KELLY COCHRAN WITH defense attorney Michael Scholke. (Nikki Younk/Daily News photo)

CRYSTAL FALLS — Authorities probing the 2014 disappearance of Christopher Regan of Iron River hit a turning point in their investigation in March 2016, when they devised a plan to get suspect Kelly Cochran talking.

The plan, which involved a fictitious letter Cochran’s husband wanted a friend to send to police, was described to jurors Tuesday in Cochran’s Iron County trial for Regan’s death.

The jury also heard an Indiana detective testify Tuesday that he was unable to verify any of Cochran’s claims about committing multiple other homicides.

Cochran, 34, formerly of Caspian, reportedly helped her now-deceased husband, Jason Cochran, kill 53-year-old Regan and then dismember his body and hide the remains in October 2014. The defense maintains Jason Cochran acted alone in the murder and coerced his wife to participate in concealing the death.

Cochran had been carrying on an extramarital affair with Regan at the time of his disappearance, so she and Jason Cochran emerged as suspects early on the investigation. After a police search of the Cochran’s Caspian residence in March 2015, the couple left town and returned to their former home in Indiana.

SGT. JAMES BUCK, a firearms examiner with the Michigan State Police, shows jurors Tuesday the portion of a .22 rifle investigators found in the Caspian pit in May 2016. He was unable to get much information from the gun, as the serial number had been scratched off and the firearm was inoperable.
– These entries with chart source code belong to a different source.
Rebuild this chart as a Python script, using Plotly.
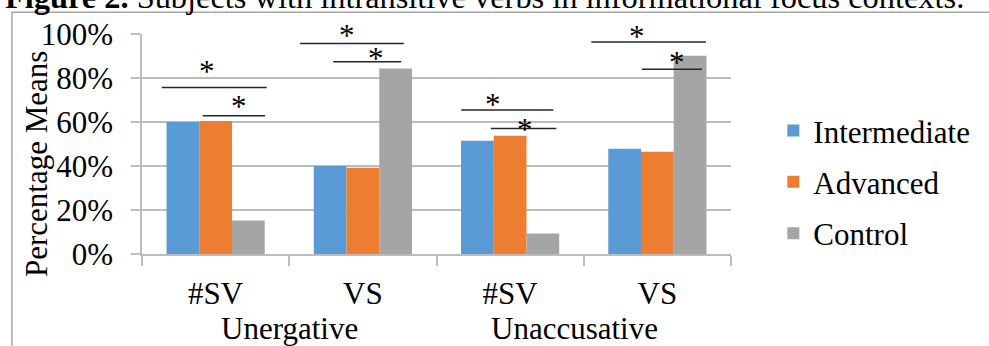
import plotly.graph_objects as go

# Category positions and labels
positions = [0, 1, 2, 3]
order_labels = ["#SV", "VS", "#SV", "VS"]
verb_types = ["Unergative", "Unaccusative"]

# Percentage means per proficiency group
intermediate = [0.60, 0.40, 0.515, 0.478]
advanced = [0.605, 0.392, 0.538, 0.465]
control = [0.152, 0.843, 0.093, 0.901]

series = [
    ("Intermediate", intermediate, "#5B9BD5"),
    ("Advanced", advanced, "#ED7D31"),
    ("Control", control, "#A5A5A5"),
]

# Significance brackets: (x start, x end, y level, asterisk x, asterisk y)
brackets = [
    (-0.366, 0.347, 0.757, -0.058, 0.850),
    (-0.088, 0.336, 0.628, 0.159, 0.690),
    (0.574, 1.278, 0.957, 0.893, 1.010),
    (0.798, 1.260, 0.874, 1.090, 0.906),
    (1.668, 2.293, 0.655, 1.885, 0.700),
    (1.869, 2.313, 0.570, 2.102, 0.582),
    (2.551, 3.330, 0.964, 2.861, 1.008),
    (2.895, 3.303, 0.840, 3.135, 0.887),
]

FONT = "Liberation Serif"
GRID = "#bdbdbd"
W, H = 989, 346
ML, MR, MT, MB = 142, 258.3, 34.3, 92.3
PW = W - ML - MR
PH = H - MT - MB


def px_x(px):
    return (px - ML) / PW


def px_y(py):
    return (H - MB - py) / PH


fig = go.Figure()
for name, vals, color in series:
    fig.add_trace(go.Bar(
        x=positions, y=vals, name=name, marker_color=color,
        marker_line_width=0, legendgroup=name,
    ))

# y range is [0, 1], so paper y coincides with the value axis
for x0, x1, y, ax, ay in brackets:
    fig.add_shape(type="line", xref="x", yref="paper", x0=x0, x1=x1, y0=y, y1=y,
                  line=dict(color="#262626", width=1.5))
    fig.add_annotation(x=ax, y=ay, xref="x", yref="paper", text="*", showarrow=False,
                       font=dict(family=FONT, size=31, color="black"),
                       xanchor="center", yanchor="middle", yshift=-4)

# Verb-type group labels under the category labels
for cx, label in zip([0.5, 2.435], verb_types):
    fig.add_annotation(x=cx, y=px_y(328), xref="x", yref="paper", text=label,
                       showarrow=False, xanchor="center", yanchor="middle",
                       font=dict(family=FONT, size=31, color="black"))

# Y-axis title
fig.add_annotation(x=px_x(36), y=px_y(164), xref="paper", yref="paper",
                   text="Percentage Means", textangle=-90, showarrow=False,
                   xanchor="center", yanchor="middle",
                   font=dict(family=FONT, size=31, color="black"))

# Figure caption
fig.add_annotation(x=px_x(3), y=px_y(17), xref="paper", yref="paper",
                   text="<b>Figure 2.</b> Subjects with intransitive verbs in informational focus contexts.",
                   showarrow=False, xanchor="left", yanchor="bottom",
                   font=dict(family=FONT, size=32.4, color="black"))

# Chart frame
fig.add_shape(type="rect", xref="paper", yref="paper",
              x0=px_x(12), x1=px_x(995), y0=px_y(360), y1=px_y(12.5),
              line=dict(color="#a6a6a6", width=1.5), layer="below")

fig.update_layout(
    width=W, height=H,
    margin=dict(l=ML, r=MR, t=MT, b=MB, pad=0),
    paper_bgcolor="white", plot_bgcolor="white",
    barmode="group", bargap=0.333, bargroupgap=0,
    font=dict(family=FONT, size=31, color="black"),
    showlegend=True,
    legend=dict(x=px_x(773), y=px_y(104), xanchor="left", yanchor="top",
                traceorder="grouped", tracegroupgap=8,
                font=dict(family=FONT, size=31, color="black"),
                bgcolor="rgba(0,0,0,0)"),
)

fig.update_xaxes(
    range=[-0.5, 3.5], tickmode="array", tickvals=positions, ticktext=order_labels,
    ticks="", showgrid=False, showline=True, linecolor=GRID, linewidth=1.5,
    ticklabelstandoff=11, zeroline=False,
    minor=dict(ticks="outside", ticklen=10, tickcolor=GRID, tickwidth=1.5,
               tick0=-0.5, dtick=1, showgrid=False),
    tickfont=dict(family=FONT, size=31, color="black"),
)
fig.update_yaxes(
    range=[0, 1], tickmode="linear", tick0=0, dtick=0.2, tickformat=".0%",
    showgrid=True, gridcolor=GRID, gridwidth=1.5, showline=True, linecolor=GRID,
    linewidth=1.5, ticks="outside", ticklen=9, tickcolor=GRID, tickwidth=1.5,
    ticklabelstandoff=12, zeroline=False,
    tickfont=dict(family=FONT, size=31, color="black"),
)

fig.write_html("out.html")
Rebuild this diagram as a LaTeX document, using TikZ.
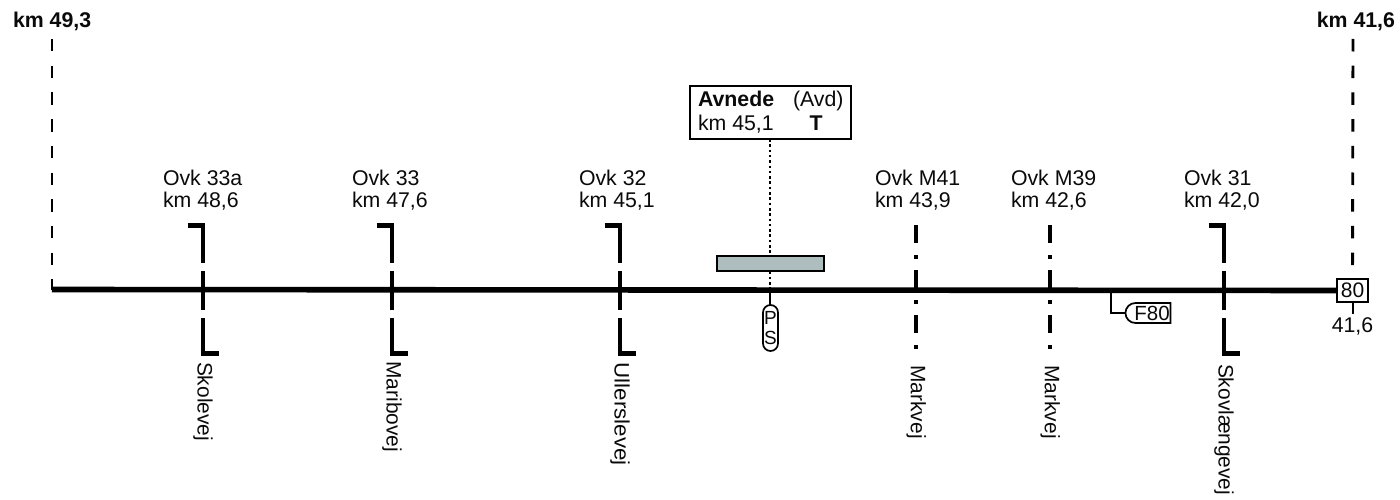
\documentclass[tikz,border=0pt]{standalone}
\usepackage{fontspec}
\setmainfont{Liberation Sans}
\usetikzlibrary{shapes.misc}
\tikzset{
  x=1pt,y=-1pt,
  lbl/.style={inner sep=0pt,outer sep=0pt,anchor=base west,font=\fontsize{21.3}{22}\selectfont,text=txt},
  lblb/.style={lbl,font=\fontsize{21.3}{22}\selectfont\bfseries},
  street/.style={lbl,rotate=-90,font=\fontsize{20.9}{22}\selectfont},
  mainline/.style={line width=5.6pt,black},
  limit/.style={line width=2.9pt,black,dash pattern=on 12.5pt off 14.2pt},
  road/.style={line width=4.2pt,black,dash pattern=on 39pt off 8pt},
  roadtick/.style={line width=4.2pt,black},
  path2/.style={line width=3.4pt,black,dash pattern=on 18pt off 12pt on 3.5pt off 11.5pt},
  thin1/.style={line width=1.7pt,black},
  dots/.style={line width=2.8pt,black,dash pattern=on 2.6pt off 2.7pt},
  boxed/.style={draw=black,line width=1.7pt,fill=white,inner sep=0pt,outer sep=0pt},
}
\definecolor{txt}{HTML}{0A0A0A}
\definecolor{platform}{HTML}{AEBDBD}
\newcommand{\crossing}[6]{%
  % x, top label x, line1, line2, street, street start y
  \coordinate (t#1) at (#1,224);
  \coordinate (b#1) at (#1,355);
  \coordinate (tl#1) at (#1-15.5,225.5);
  \coordinate (tc#1) at (#1+2.1,225.5);
  \coordinate (bc#1) at (#1-2.1,353.5);
  \coordinate (br#1) at (#1+16,353.5);
  \draw[road] (t#1) -- (b#1);
  \draw[roadtick] (tl#1) -- (tc#1);
  \draw[roadtick] (bc#1) -- (br#1);
  \node[lbl] (o#1) at (#2,185) {#3};
  \node[lbl] (k#1) at (#2,207) {#4};
  \node[street] (s#1) at (#1-5.5,#6) {#5};
}
\newcommand{\minor}[5]{%
  \coordinate (t#1) at (#1,225);
  \coordinate (b#1) at (#1,352);
  \draw[path2] (t#1) -- (b#1);
  \node[lbl] (o#1) at (#2,185) {#3};
  \node[lbl] (k#1) at (#2,207) {#4};
  \node[street] (s#1) at (#1-5.2,365.5) {#5};
}
\begin{document}
\begin{tikzpicture}
\useasboundingbox (0,0) rectangle (1400,500);
% limits
\coordinate (L) at (52,289.5);
\coordinate (Ltop) at (52,39);
\coordinate (Rtop) at (1353,39);
\node[lblb] (kmL) at (13,28) {km 49,3};
\node[lblb,anchor=base east] (kmR) at (1395,28) {km 41,6};
\draw[limit] (Ltop) -- (L);
\node[boxed,minimum width=31pt,minimum height=23pt,font=\fontsize{21}{22}\selectfont,text=txt] (b80) at (1352.5,290.5) {80};
\draw[limit] (Rtop) -- (b80.north);
% crossings
\crossing{203}{163}{Ovk 33a}{km 48,6}{Skolevej}{362}
\crossing{392}{352}{Ovk 33}{km 47,6}{Maribovej}{361.5}
\crossing{620}{579}{Ovk 32}{km 45,1}{\scalebox{1.07}[1]{Ullerslevej}}{362.5}
\crossing{1224}{1184}{Ovk 31}{km 42,0}{Skovlængevej}{364}
\minor{916}{875}{Ovk M41}{km 43,9}{Markvej}
\minor{1050}{1011}{Ovk M39}{km 42,6}{Markvej}
% station
\node[boxed,minimum width=161pt,minimum height=53pt] (box) at (770.5,112.5) {};
\node[lblb] (name) at (698,107) {Avnede};
\node[lbl] (abbr) at (793,107) {(Avd)};
\node[lbl] (km) at (698,131) {km 45,1};
\node[lblb,anchor=base] (T) at (816,131) {T};
\coordinate (mid) at (770,289.5);
\draw[dots] (box.south -| mid) -- (mid);
\node[boxed,fill=platform,minimum width=107pt,minimum height=15pt] (plat) at (770.5,263.5) {};
% P S
\node[draw=black,line width=1.7pt,fill=white,rounded corners=7.5pt,minimum width=15pt,minimum height=46pt,inner sep=0pt,outer sep=0pt] (ps) at (770.5,328) {};
\draw[thin1,line width=2.2pt] (mid) -- (ps.north -| mid);
\node[inner sep=0pt,font=\fontsize{19}{19}\selectfont,text=txt] (P) at (770.5,318) {P};
\node[inner sep=0pt,font=\fontsize{19}{19}\selectfont,text=txt] (S) at (770.5,338) {S};
% F80
\coordinate (fa) at (1111,289.5);
\coordinate (fc) at (1111,313);
\node[draw=black,line width=1.7pt,fill=white,rounded rectangle,rounded rectangle right arc=none,minimum width=45pt,minimum height=20pt,inner sep=0pt,outer sep=0pt,font=\fontsize{20.5}{20}\selectfont,text=txt] (F) at (1149.5,313) {\hspace{5pt}F80};
\draw[thin1] (fa) -- (fc) -- (F.west);
% line 80 km
\coordinate (k1) at (1353,314);
\draw[thin1,line width=2.2pt] (b80.south -| k1) -- (k1);
\node[lbl,anchor=base] (km80) at (1352.5,332) {41,6};
% main line
\draw[mainline] (L) -- (b80.west);
\end{tikzpicture}
\end{document}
Authorities said Kelly Cochran admitted throwing the gun in the pit after the October 2014 killing of Christopher Regan. (Nikki Younk/Daily News photo)
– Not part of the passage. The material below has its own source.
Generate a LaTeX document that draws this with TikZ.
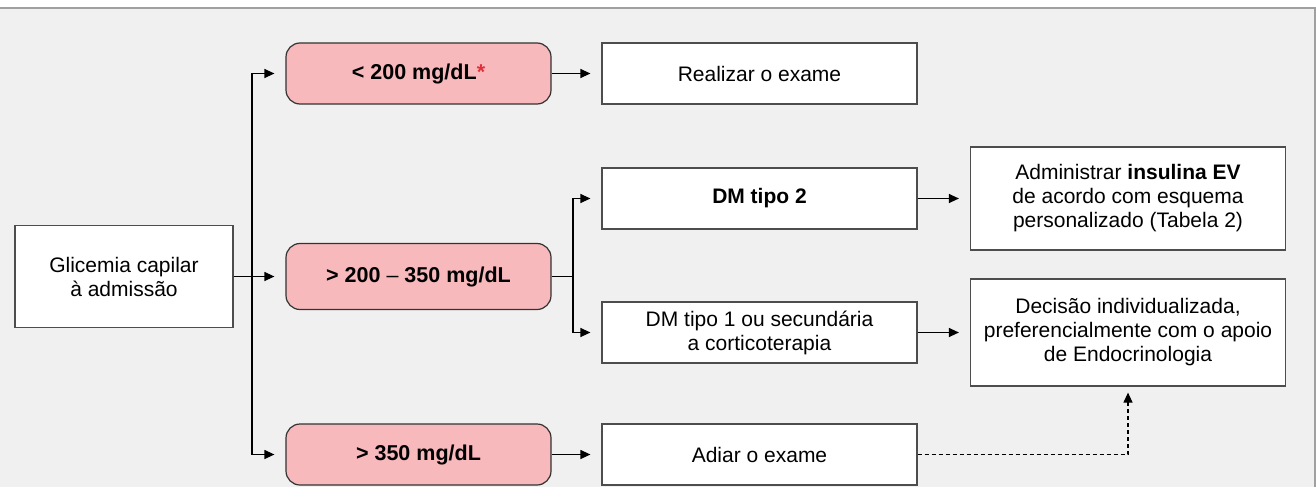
\documentclass[tikz,border=0pt]{standalone}
\usepackage{fontspec}
\setmainfont{Liberation Sans}
\usetikzlibrary{arrows.meta, positioning}
\definecolor{bgGray}{HTML}{F0F0F0}
\definecolor{frameGray}{HTML}{A0A0A0}
\definecolor{boxLine}{HTML}{4D4D4D}
\definecolor{rangePink}{HTML}{F8B9BC}
\definecolor{starRed}{HTML}{E0303A}
\tikzset{
    stepBox/.style={draw=boxLine, fill=white, line width=1.2pt, minimum width=315pt, minimum height=61pt, align=center, inner sep=0pt, font=\fontsize{21}{24}\selectfont},
    rangeBox/.style={draw=black!80, fill=rangePink, line width=1.2pt, rounded corners=14pt, minimum width=265pt, minimum height=61pt, inner sep=0pt, font=\fontsize{21.5}{24}\selectfont\bfseries},
    flowArrow/.style={-{Triangle[length=10pt, width=9pt]}, line width=1.2pt, shorten >=11pt}
}

\begin{document}
\begin{tikzpicture}[x=1pt, y=-1pt]
    \useasboundingbox (0,0) rectangle (1316,487);
    \fill[bgGray] (0,8) rectangle (1315,487);
    \draw[frameGray, line width=1.5pt] (0,8) -- (1315,8) -- (1315,487);

    % admission and glucose ranges
    \node[stepBox, minimum width=218pt, minimum height=102pt] (glic) at (124,276.5) {Glicemia capilar\\à admissão};
    \node[rangeBox] (lt) at (418.5,73.5) {< 200 mg/dL\textcolor{starRed}{*}};
    \node[rangeBox, minimum height=66pt] (mid) at (418.5,276.5) {> 200 {\mdseries –} 350 mg/dL};
    \node[rangeBox] (gt) at (418.5,454.5) {> 350 mg/dL};

    % conduct
    \node[stepBox] (realizar) at (759.5,73.5) {Realizar o exame};
    \node[stepBox] (dm2) at (759.5,198.5) {\bfseries DM tipo 2};
    \node[stepBox] (dm1) at (759.5,332.5) {DM tipo 1 ou secundária\\a corticoterapia};
    \node[stepBox] (adiar) at (759.5,454.5) {Adiar o exame};
    \node[stepBox, minimum height=103pt] (insulina) at (1128,198.5) {Administrar \textbf{insulina EV}\\de acordo com esquema\\personalizado (Tabela 2)};
    \node[stepBox, minimum height=107pt] (decisao) at (1128,332.5) {Decisão individualizada,\\preferencialmente com o apoio\\de Endocrinologia};

    \coordinate (split) at (252,276.5);
    \coordinate (fork) at (573,276.5);

    \draw[flowArrow] (glic.east) -- (mid.west);
    \draw[flowArrow] (glic.east) -- (split) |- (lt.west);
    \draw[flowArrow] (glic.east) -- (split) |- (gt.west);
    \draw[flowArrow] (lt.east) -- (realizar.west);
    \draw[flowArrow] (gt.east) -- (adiar.west);
    \draw[flowArrow] (mid.east) -- (fork) |- (dm2.west);
    \draw[flowArrow] (mid.east) -- (fork) |- (dm1.west);
    \draw[flowArrow] (dm2.east) -- (insulina.west);
    \draw[flowArrow] (dm1.east) -- (decisao.west);
    \draw[flowArrow, dash pattern=on 4pt off 3pt, shorten >=6pt] (adiar.east) -| (decisao.south);
\end{tikzpicture}
\end{document}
Walter Ammerman, a friend of Jason Cochran, testified he became suspicious when Jason Cochran died Feb. 20, 2016, and decided to contact the FBI. Detective Jeremy Ogden of the local Indiana police department subsequently asked Ammerman in March 2016 to assist in the case.

The plan, Ammerman said, was for him to convince Kelly Cochran that her late husband had given him a letter in December 2015, telling him to mail it to the Iron River police should anything happen.

Cochran was surprised by the news, Ammerman said, and asked him to not send the letter in a recorded phone conversation. However, she later told him to “do what you’ve got to do.”

In an earlier court hearing, Iron County Prosecutor Melissa Powell said it was after this that Cochran began talking to police about Regan’s disappearance and murder.

Cochran also reportedly admitted to Indiana police she killed Jason Cochran as revenge for Regan’s death, according to court documents.

Ogden’s associate, Detective Steven Houck, testified Cochran told him in spring 2016 to look for a body Jason Cochran placed in an Indiana park before his death. Houck never found a body in that location or any others Cochran specified.

Cochran fled Indiana in late April 2016 and was arrested in Kentucky soon after.

When Houck and Ogden questioned Cochran in Kentucky, she claimed she had just killed a semi-truck driver in Illinois by stabbing him in the eyes and then left the body on the side of the road, Houck testified. Illinois authorities verified no trucker was murdered, Houck said.

Cochran then wrote a list of 21 people she claimed she and Jason Cochran killed. The list was “not productive,” Houck said, as it had no last names, locations or details, and contained six blank slots.

Houck and Ogden searched Cochran’s vehicle and found letters to her family and a copy of the DSM-IV, a manual of mental disorders. Previous testimony indicated Cochran graduated from Purdue University with a psychology degree.

In a recorded jail cell phone call, Cochran’s mother asked if Cochran had a conscience and why she never sought help. Cochran replied there was no helping her and, as Powell pointed out, made no mention of Jason Cochran being responsible for her behavior.

The prosecution will continue to call witnesses today.

Cochran faces charges of homicide-open murder, a life felony; conspiracy to commit dead bodies-disinterment and mutilation, a 10-year felony; concealing the death of an individual, a five-year felony; accessory after the fact to a felony, a five-year felony; larceny in a building, a four-year felony; and lying to a peace officer-violent crime investigation, a four-year felony.